BDs need to be trendy generalists in this tight market to find fresh opportunities.


When the term "BD" comes up in tech circles, it piques people's curiosity, prompting them to ask, "What does a BD actually do?" I've often felt slighted by this question, but truly, this role is multifaceted. In short, IMO, they are the ones who support the devs and designers by managing all the ancillary tasks, enabling them to focus on product development.

1. BDs Not just Mingling, but Mining.

BDs aren't just schmoozing at events—they're there to charm feedback out of prospects and turn nose-thumbing rejections into gold. Offstage, they're hustling, using every X and TG contact to squeeze out the feedback that'll polish the service from rough to diamond-grade. All in a day's smirk-worthy work. > The unforgettable sight of @brian_ms_kang(former college of mine) at Kyoto IVS 2023, intently scanning the crowd with red eyes, too focused even to take a sip of water.

2. BDs: The Web3 Hustle - Selling Dreams Online(chain) and Off.

While Web2 peddles ready-mades, BDs in Web3 are the dream weavers, marketing not just a product, but a promise. Their job? To kindle trust in a future yet unfolding and to cultivate connections that go beyond the tangible—armed always with relentless hope.

3. BDs: The Multi-Role Strategists.

Questioning "Who's on it?" Look no further than BDs. They're the trend trackers, token experts, compliance wizards, and corporate spies shaping strategy. With hats aplenty—marketers, community gurus, chat moderators, salespeople, and occasional HR—they're the glue binding our endeavors to the company's vision, steering the operational ship.

Q. More soft skills or technical skills? which is more important to BDs?

In BD, soft skills are often part of the package if you're heading down this career path. But it's crucial to leverage your network, crafted from those soft skills, to beef up your technical know-how.

As a BD professional, clarity is your superpower.

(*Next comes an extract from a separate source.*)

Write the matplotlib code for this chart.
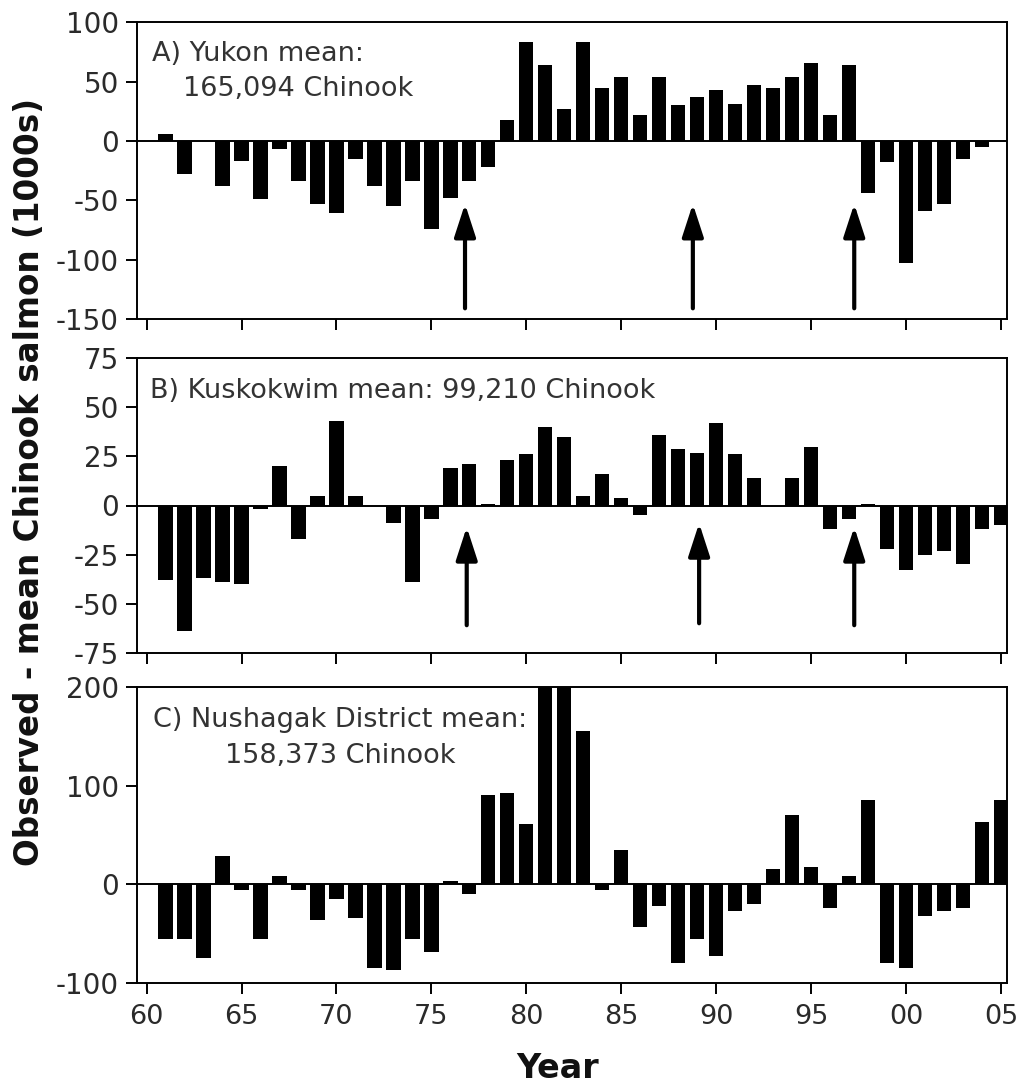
import matplotlib
matplotlib.use("Agg")
import matplotlib.pyplot as plt
from matplotlib.patches import ArrowStyle

# Return years
years = list(range(1961, 2006))

# Observed minus long-term mean Chinook salmon (thousands of fish)
yukon = [6, -28, 0, -38, -17, -49, -7, -34, -53, -61,
         -15, -38, -55, -34, -74, -48, -34, -22, 18, 83,
         64, 27, 83, 45, 54, 22, 54, 30, 37, 43,
         31, 47, 45, 54, 66, 22, 64, -44, -18, -103,
         -59, -53, -15, -5, 0]
kuskokwim = [-38, -64, -37, -39, -40, -2, 20, -17, 5, 43,
             5, 0, -9, -39, -7, 19, 21, 1, 23, 26,
             40, 35, 5, 16, 4, -5, 36, 29, 27, 42,
             26, 14, 0, 14, 30, -12, -7, 1, -22, -33,
             -25, -23, -30, -12, -10]
nushagak = [-56, -56, -75, 29, -6, -56, 8, -6, -36, -15,
            -34, -85, -87, -56, -69, 3, -10, 91, 93, 61,
            225, 215, 156, -6, 35, -43, -22, -80, -56, -73,
            -27, -20, 15, 70, 17, -24, 8, 86, -80, -85,
            -32, -27, -24, 63, 86]

panel_titles = [["A) Yukon mean:", "165,094 Chinook"],
                ["B) Kuskokwim mean: 99,210 Chinook"],
                ["C) Nushagak District mean:", "158,373 Chinook"]]
y_ticks = [[-150, -100, -50, 0, 50, 100],
           [-75, -50, -25, 0, 25, 50, 75],
           [-100, 0, 100, 200]]
y_limits = [(-150, 100), (-75, 75), (-100, 200)]
x_ticks = [1960, 1965, 1970, 1975, 1980, 1985, 1990, 1995, 2000, 2005]
x_ticklabels = ["60", "65", "70", "75", "80", "85", "90", "95", "00", "05"]

# Regime-shift markers (year, arrow tip, arrow tail)
arrows_yukon = [(1976.77, -53, -141), (1988.77, -53, -141), (1997.27, -53, -141)]
arrows_kusko = [(1976.86, -11, -61), (1989.1, -9, -60), (1997.27, -11, -61)]

W, H = 1016, 1086
fig = plt.figure(figsize=(W / 100, H / 100), dpi=100)
fig.patch.set_facecolor("white")

# axes boxes in pixels: left, top, right, bottom
boxes = [(137, 22.3, 1006.7, 319.0),
         (137, 358.3, 1006.7, 652.7),
         (137, 687.3, 1006.7, 982.7)]

series = [yukon, kuskokwim, nushagak]
arrow_sets = [arrows_yukon, arrows_kusko, []]
tick_color = "#2a2a2a"

for i, (l, t, r, b) in enumerate(boxes):
    ax = fig.add_axes([l / W, 1 - b / H, (r - l) / W, (b - t) / H])
    ax.bar(years, series[i], width=0.75, color="black", edgecolor="none", zorder=2)
    ax.axhline(0, color="black", lw=1.4, zorder=3)
    ax.set_xlim(1959.494, 2005.30)
    ax.set_ylim(*y_limits[i])
    ax.set_yticks(y_ticks[i])
    ax.set_yticklabels([str(v) for v in y_ticks[i]])
    ax.set_xticks(x_ticks)
    if i == 2:
        ax.set_xticklabels(x_ticklabels)
    else:
        ax.set_xticklabels([])
    for s in ax.spines.values():
        s.set_linewidth(1.4)
    ax.tick_params(axis="both", direction="out", length=8, width=1.4,
                   colors="black", labelcolor=tick_color)
    ax.tick_params(axis="y", labelsize=20, pad=5)
    ax.tick_params(axis="x", labelsize=19.5, pad=7)
    style = ArrowStyle("-|>", head_length=2.0, head_width=0.65)
    for (xa, tip, tail) in arrow_sets[i]:
        ax.annotate("", xy=(xa, tip), xytext=(xa, tail),
                    arrowprops=dict(arrowstyle=style, color="black", lw=3.0,
                                    shrinkA=0, shrinkB=0, mutation_scale=10),
                    zorder=4)

text_color = "#333333"
fs = 19.5
fig.text(152 / W, 1 - 54 / H, panel_titles[0][0], fontsize=fs, color=text_color,
         ha="left", va="center")
fig.text(183 / W, 1 - 89 / H, panel_titles[0][1], fontsize=fs, color=text_color,
         ha="left", va="center")
fig.text(150 / W, 1 - 391 / H, panel_titles[1][0], fontsize=fs, color=text_color,
         ha="left", va="center")
fig.text(340 / W, 1 - 720 / H, panel_titles[2][0], fontsize=fs, color=text_color,
         ha="center", va="center")
fig.text(340 / W, 1 - 756 / H, panel_titles[2][1], fontsize=fs, color=text_color,
         ha="center", va="center")

fig.text(30 / W, 1 - 482 / H, "Observed - mean Chinook salmon (1000s)",
         rotation=90, fontsize=23.5, fontweight="bold", color="#111111",
         ha="center", va="center")
fig.text(558 / W, 1 - 1068 / H, "Year", fontsize=24, fontweight="bold",
         color="#111111", ha="center", va="center")

fig.savefig("out.png", dpi=100, facecolor="white")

When mingling at conferences, you need a solid grasp of your product and technology to provide just the right level of detail to your audience.

To earn Dev Geeks' respect, genuinely grasp (or convincingly appear to grasp) their work when they discuss it. Listen intently, ask pertinent questions, and respond insightfully. It’s vital to convey that you’re knowledgeable about your work—it fosters a connection with those who value expertise.

And there's another angle for BDs to consider: viewing technology through the lens of revenue. When you're dealing with business and project stakeholders, you need to paint a picture of how a partnership could boost their career and performance, not to mention the benefits it could bring to their company.